Anticipatory traders look at overall market conditions, consider the charts, fundamentals, and other things, and then make a prediction about what the market will do next. They create a thesis and then buy and hope it works. Currently, there are quite a few bulls that believe that positive seasonality will occur and the market will enjoy a sizable rally to end the year. Most of what we see in the financial media are those sorts of market predictions.

The other approach to market timing is reactive. Rather than predict what might happen, the reactive trader focuses on the price action and then makes moves as it develops. These traders don't have a strong market bias and will focus on how the market reacts to news flow rather than form opinions about the news. To the reactive trader, it is possible that there will be a strong end-of-the-year rally based on seasonality, but they want to see some actual price action to confirm it rather than just hope that it happens.

I have a strong preference for the reactive approach to market timing. I've never seen any proof that people can anticipate what will happen in the market with any great degree of accuracy. Just look at the ups and downs in the markets since Covid hit in early 2020. No one has been able to predict all the twists and turns. Some folks get lucky and make good calls, but that is more luck than skill.

Since I don't believe anyone has the ability to accurately forecast what the market will do, I have to look to the price action. Price action reflects how people are investing. When big, well-connected institutions are buying or selling, we see that reflected in the charts and in the price action.

How do we use a reactive approach to time a market bottom? In the course of a downtrend, bounces and random action will cause some people to believe that the worst is over, but how do we determine if it is just noise or something more significant?

William J. O'Neill of Investors Business Daily developed a reactive approach called follow-through days. The goal isn't to try to identify the exact market low.
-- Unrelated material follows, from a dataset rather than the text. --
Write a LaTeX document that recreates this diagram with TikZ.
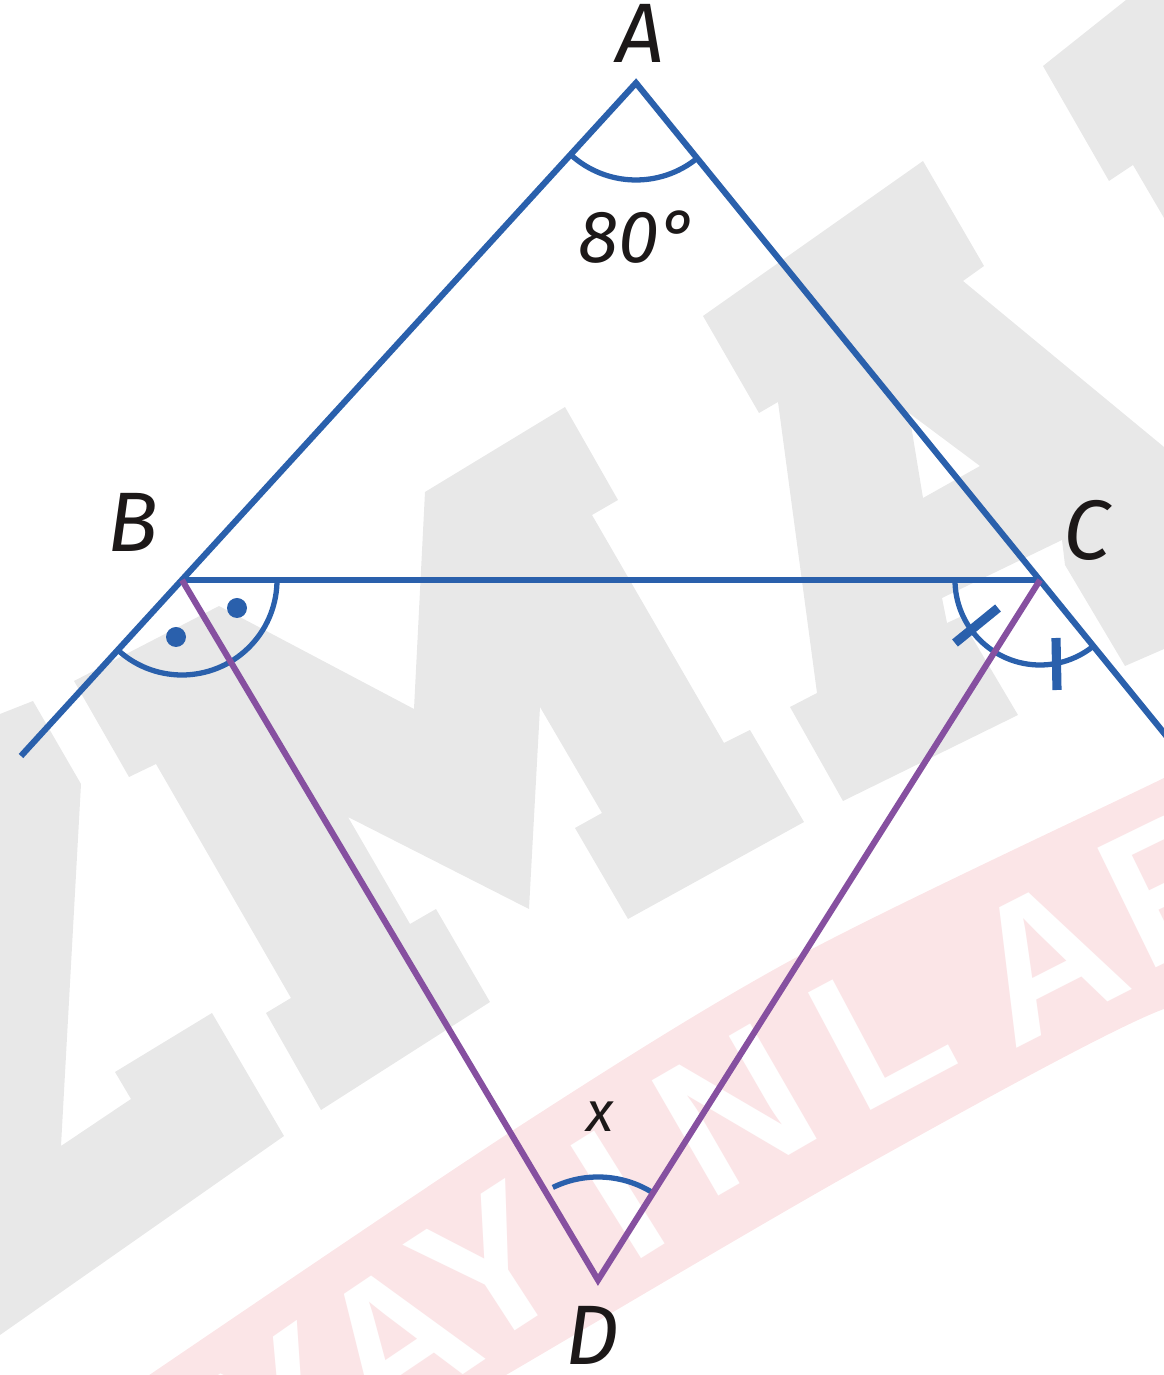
\documentclass[tikz,border=0pt]{standalone}
\usepackage{fontspec}
\setmainfont{Fira Sans}
\newfontfamily\wmfont{Liberation Sans}
\usetikzlibrary{calc}
\definecolor{lblue}{RGB}{42,96,172}
\definecolor{lpurple}{RGB}{134,80,160}
\definecolor{wmgray}{RGB}{232,232,232}
\definecolor{wmpink}{RGB}{251,229,231}
\definecolor{ink}{RGB}{28,24,24}
\tikzset{
  blueline/.style={draw=lblue,line width=1.75pt,line join=miter},
  purpleline/.style={draw=lpurple,line width=1.75pt,line join=miter},
  anglearc/.style={draw=lblue,line width=1.5pt},
  tickmark/.style={draw=lblue,line width=2.6pt},
  lbl/.style={text=ink,font=\fontsize{24}{28}\selectfont\itshape,inner sep=0pt},
  midlbl/.style={text=ink,font=\fontsize{21}{24}\selectfont\itshape,inner sep=0pt},
  smalllbl/.style={text=ink,font=\fontsize{16}{18}\selectfont\itshape,inner sep=0pt},
  wmletter/.style={text=white,font=\wmfont\bfseries\fontsize{55}{57}\selectfont,inner sep=0pt}
}
\begin{document}
\begin{tikzpicture}[x=0.01cm,y=0.01cm]
\useasboundingbox (0,0) rectangle (1164,1375);
\clip (0,0) rectangle (1164,1375);
% watermark: gray letters
\fill[wmgray] (0,661) -- (33,674) -- (81,591) -- (61,229) -- (131,276) -- (115,303) -- (212,362) -- (284,239) -- (0,40) -- cycle;
\fill[wmgray] (74,694) -- (219,769) -- (414,666) -- (425,883) -- (565,968) -- (618,875) -- (592,860) -- (724,632) -- (750,645) -- (804,553) -- (628,456) -- (575,547) -- (602,562) -- (540,668) -- (529,466) -- (348,558) -- (410,451) -- (436,466) -- (490,373) -- (321,265) -- (266,362) -- (291,377) -- (156,611) -- (129,598) -- cycle;
\fill[wmgray,even odd rule] (703,1059) -- (923,1214) -- (984,1109) -- (963,1094) -- (1164,928) -- (1164,726) -- (1125,709) -- (1065,810) -- (1062,835) -- (942,777) -- (947,752) -- (960,758) -- (1018,660) -- (843,574) -- (790,668) -- (817,682) -- (778,973) -- (759,962) -- cycle
  (909,962) -- (980,909) -- (923,877) -- cycle;
\fill[wmgray] (1043,1309) -- (1126,1375) -- (1164,1375) -- (1164,1157) -- (1133,1210) -- (1109,1194) -- cycle;
% watermark: pink band with white letters
\fill[wmpink] plot[smooth] coordinates {(120,-20) (512,244) (797,418) (1164,597) (1220,625)}
  -- plot[smooth] coordinates {(1220,336) (1164,366) (861,207) (506,0) (470,-20)} -- cycle;
\foreach \ch/\px/\py/\ang [count=\i] in {Y/285/-35/35, A/395/35/34, Y/490/107/33, I/618/180/32, N/735/265/30, L/880/345/28, A/1045/415/27, R/1178/492/26}
  \node[wmletter,rotate=\ang] (wm\i) at (\px,\py) {\ch};
% points
\coordinate (A) at (636,1292);
\coordinate (B) at (182,795);
\coordinate (C) at (1040,795);
\coordinate (D) at (598,95);
\coordinate (E) at (21,619);
\coordinate (F) at (1181,621);
% angle arcs
\draw[anglearc] ($(A)+(227.6:97)$) arc[start angle=227.6,end angle=309.1,radius=97];
\draw[anglearc] ($(B)+(-132.4:95)$) arc[start angle=-132.4,end angle=0,radius=95];
\draw[anglearc] ($(C)+(180:85)$) arc[start angle=180,end angle=307.8,radius=85];
\draw[anglearc] ($(D)+(58:103)$) arc[start angle=58,end angle=116,radius=103];
\fill[lblue] (237,767) circle[radius=10];
\fill[lblue] (176,738) circle[radius=10];
\coordinate (t1a) at (955,732);
\coordinate (t1b) at (998,767);
\coordinate (t2a) at (1056,737);
\coordinate (t2b) at (1057,685);
\draw[tickmark] (t1a) -- (t1b);
\draw[tickmark] (t2a) -- (t2b);
% sides
\draw[blueline] (E) -- (A) -- (F);
\draw[blueline] (B) -- (C);
\draw[purpleline] (B) -- (D) -- (C);
% labels
\node[lbl] (lA) at (640,1342) {A};
\node[midlbl] (l80) at (638,1138) {80°};
\node[lbl] (lB) at (133,853) {B};
\node[lbl] (lC) at (1087,845) {C};
\node[lbl] (lD) at (592,40) {D};
\node[smalllbl] (lx) at (600,258) {x};
\end{tikzpicture}
\end{document}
The goal is to identify that there was a low, and now there is ongoing buying interest that will produce a sustained uptrend.

Many investors spend a great amount of energy trying to pinpoint the exact moment that a stock has hit bottom. It is appealing to be the hero who nails the exact bottom tick, but it is a highly unproductive action. When you play this game, you constantly are too early because that is the only way to call the low exactly.
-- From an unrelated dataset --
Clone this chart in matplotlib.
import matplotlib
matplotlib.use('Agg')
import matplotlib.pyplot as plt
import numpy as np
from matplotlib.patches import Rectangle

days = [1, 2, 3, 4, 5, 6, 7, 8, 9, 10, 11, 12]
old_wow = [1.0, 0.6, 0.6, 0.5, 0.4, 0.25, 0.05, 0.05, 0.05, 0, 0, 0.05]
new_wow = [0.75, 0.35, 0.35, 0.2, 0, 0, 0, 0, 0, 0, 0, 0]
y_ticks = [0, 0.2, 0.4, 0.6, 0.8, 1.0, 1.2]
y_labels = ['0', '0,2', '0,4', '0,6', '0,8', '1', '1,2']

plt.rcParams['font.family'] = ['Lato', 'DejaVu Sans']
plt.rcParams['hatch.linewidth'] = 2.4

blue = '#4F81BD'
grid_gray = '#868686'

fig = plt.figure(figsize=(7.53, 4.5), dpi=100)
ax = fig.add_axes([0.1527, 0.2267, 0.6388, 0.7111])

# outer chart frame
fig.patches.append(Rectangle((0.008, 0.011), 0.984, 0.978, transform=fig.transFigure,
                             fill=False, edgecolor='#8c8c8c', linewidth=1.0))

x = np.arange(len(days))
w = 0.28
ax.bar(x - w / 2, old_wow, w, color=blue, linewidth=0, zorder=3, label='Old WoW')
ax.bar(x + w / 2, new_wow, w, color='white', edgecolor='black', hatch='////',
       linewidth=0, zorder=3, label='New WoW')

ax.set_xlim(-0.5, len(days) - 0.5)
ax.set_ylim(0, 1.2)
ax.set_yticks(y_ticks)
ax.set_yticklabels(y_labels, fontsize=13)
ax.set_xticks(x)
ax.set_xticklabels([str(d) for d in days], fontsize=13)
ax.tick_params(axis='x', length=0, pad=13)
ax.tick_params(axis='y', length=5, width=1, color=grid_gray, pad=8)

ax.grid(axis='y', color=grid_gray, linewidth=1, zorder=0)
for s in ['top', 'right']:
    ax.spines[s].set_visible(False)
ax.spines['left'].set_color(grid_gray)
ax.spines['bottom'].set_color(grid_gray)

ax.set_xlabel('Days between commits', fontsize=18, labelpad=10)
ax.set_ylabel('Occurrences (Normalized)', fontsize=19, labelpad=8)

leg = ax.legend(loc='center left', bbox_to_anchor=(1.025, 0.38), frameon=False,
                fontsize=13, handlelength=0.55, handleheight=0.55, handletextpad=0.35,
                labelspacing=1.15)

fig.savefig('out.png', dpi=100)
The reactive trader doesn't worry about exact lows. They want to see confirmation of a change in trend that will allow them to be more aggressive. The focus is on catching trends rather than exact lows.

The way the IBD approach works is as follows. A day one is identified within a downtrend on which there is a strong rally. There will be lots of these jumps in any sustained downtrend, but the focus is on an upside follow-through day. A follow-through day is defined as a gain of 1.7% or more four or more days after day one. This is proof that there is real buying development that will be sustained.
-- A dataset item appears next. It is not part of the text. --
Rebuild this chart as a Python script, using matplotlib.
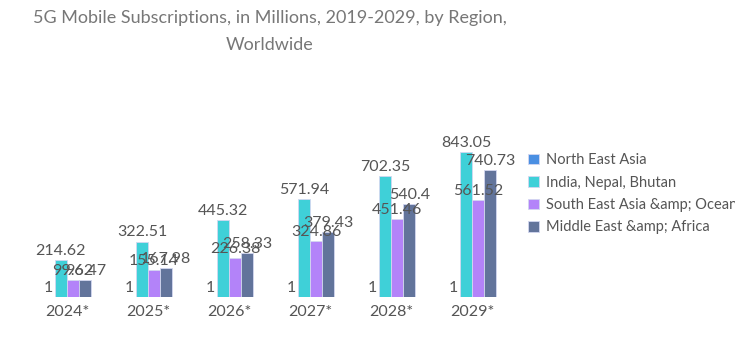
import matplotlib.pyplot as plt
import numpy as np

plt.rcParams['font.family'] = ['Lato', 'DejaVu Sans']

years = ['2024*', '2025*', '2026*', '2027*', '2028*', '2029*']
regions = ['North East Asia', 'India, Nepal, Bhutan',
           'South East Asia &amp; Oceania', 'Middle East &amp; Africa']
north_east_asia = [1, 1, 1, 1, 1, 1]
india = [214.62, 322.51, 445.32, 571.94, 702.35, 843.05]
sea_oceania = [99.62, 155.14, 226.38, 324.86, 451.46, 561.52]
mea = [96.47, 167.98, 258.33, 379.43, 540.4, 740.73]
colors = ['#4a8fe2', '#3fd0d8', '#b383f9', '#62749b']

W, H = 748, 341
fig = plt.figure(figsize=(W / 100, H / 100), dpi=100)
# axes placed in pixel terms
left, right, bottom, top = 18.4, 520.6, 44, 125
ax = fig.add_axes([left / W, bottom / H, (right - left) / W, (H - bottom - top) / H])

x = np.arange(len(years))
bw = 0.15
series = [north_east_asia, india, sea_oceania, mea]
for i, vals in enumerate(series):
    pos = x + (i - 1.5) * bw
    ax.bar(pos, vals, bw, color=colors[i], edgecolor='#d3d7f0',
           linewidth=0.6, label=regions[i])
    for p, v in zip(pos, vals):
        ax.text(p, v + 12, f'{v:g}', ha='center', va='bottom',
                fontsize=11.5, color='#555555')

ax.set_xlim(-0.6, 5.6)
ax.set_ylim(0, 1000)
ax.set_xticks(x)
ax.set_xticklabels(years, fontsize=11.5, color='#555555')
ax.tick_params(axis='x', length=0, pad=6)
ax.set_yticks([])
for s in ax.spines.values():
    s.set_visible(False)

fig.text(270 / W, 1 - 18 / H, '5G Mobile Subscriptions, in Millions, 2019-2029, by Region,',
         ha='center', va='center', fontsize=13, color='#777777')
fig.text(270 / W, 1 - 45 / H, 'Worldwide',
         ha='center', va='center', fontsize=13, color='#777777')

leg = fig.legend(loc='upper left', bbox_to_anchor=(515 / W, 1 - 140 / H), frameon=False,
                 fontsize=10.5, labelcolor='#555555', handlelength=0.75, handleheight=0.75,
                 handletextpad=0.5, labelspacing=0.58)
clip = plt.Rectangle((0, 0), 735 / W, 1, transform=fig.transFigure)
for t in leg.get_texts():
    t.set_clip_path(clip)

fig.savefig('out.png', dpi=100)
A good example occurred back in March, and that led to a sustained rally that lasted several months. There was also a follow-through day in August after a brief pullback that abruptly ended in just a matter of days. Currently, the market is still waiting for a good follow-through day.

The important issue here is that reactive trading is looking for price action to confirm a new trend. The important issue isn't the exact low. When you stop focusing on precise timing and focus on trends instead, you can be much more patient and will reduce risk if you keep stops tight and manage positions tighter.

The current market is still in the process of trying to find a low and produce follow-through. It will eventually happen, but our chances of catching a sustained move are much better if we wait for proof.

At the time of publication, DePorre had no position in any security mentioned.